2. The method of claim 1 wherein the step of issuing instructions includes the step of:

passing said instructions to said NCS in a NCS-control HTTP header, said passing step further including the steps of:

including directives to be obeyed by said NCS; and

optionally including a filter to limit the scope of application of said directive.

3. The method according to claim 2 wherein said directives includes:

flow-control directives;

sharing directives; and

NCS-queuing directives.

4. The method according to claim 3 wherein said flow-control directives include:

an increase-rate directive to require said NCS to increase the rate at which requests to said any one server are sent;

a decrease-rate directive to require said NCS to decrease the rate at which requests to said any one server are sent;

an increase-window directive to require said NCS to increase the number of jobs allowed to be simultaneously processed in said any one server; and

a decrease-window directive to require said NCS to decrease the number of jobs allowed to be simultaneously processed in said any one server.

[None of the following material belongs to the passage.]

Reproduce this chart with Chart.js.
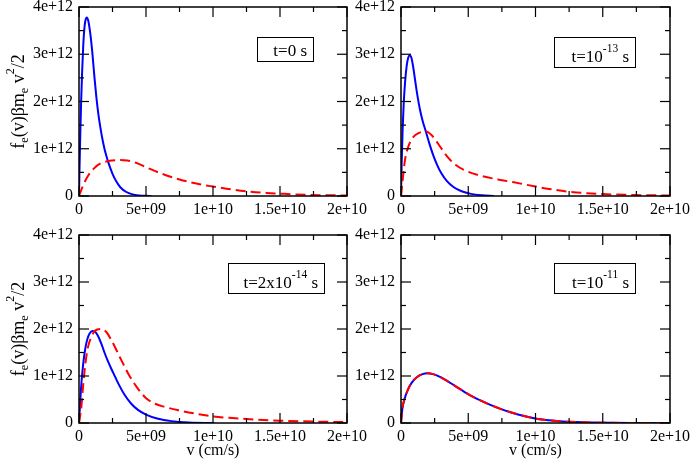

5. The method according to claim 4 wherein said sharing directives include:

a share directive aimed at enabling an information sharing within all members of said plurality of individual servers and said NCS; and

a clear directive aimed at clearing a previous said information sharing.

6. The method according to claim 5 wherein said NCS-queuing directives include:

a lock directive aimed at locking resources identified by said filter; and an unlock directive aimed at releasing previously locked said resources.

7. A system, in particular a Network Control Scheduler comprising means adapted for carrying out the method according to claim 6.

8. A computer readable medium comprising instructions for carrying out the method according to claim 7.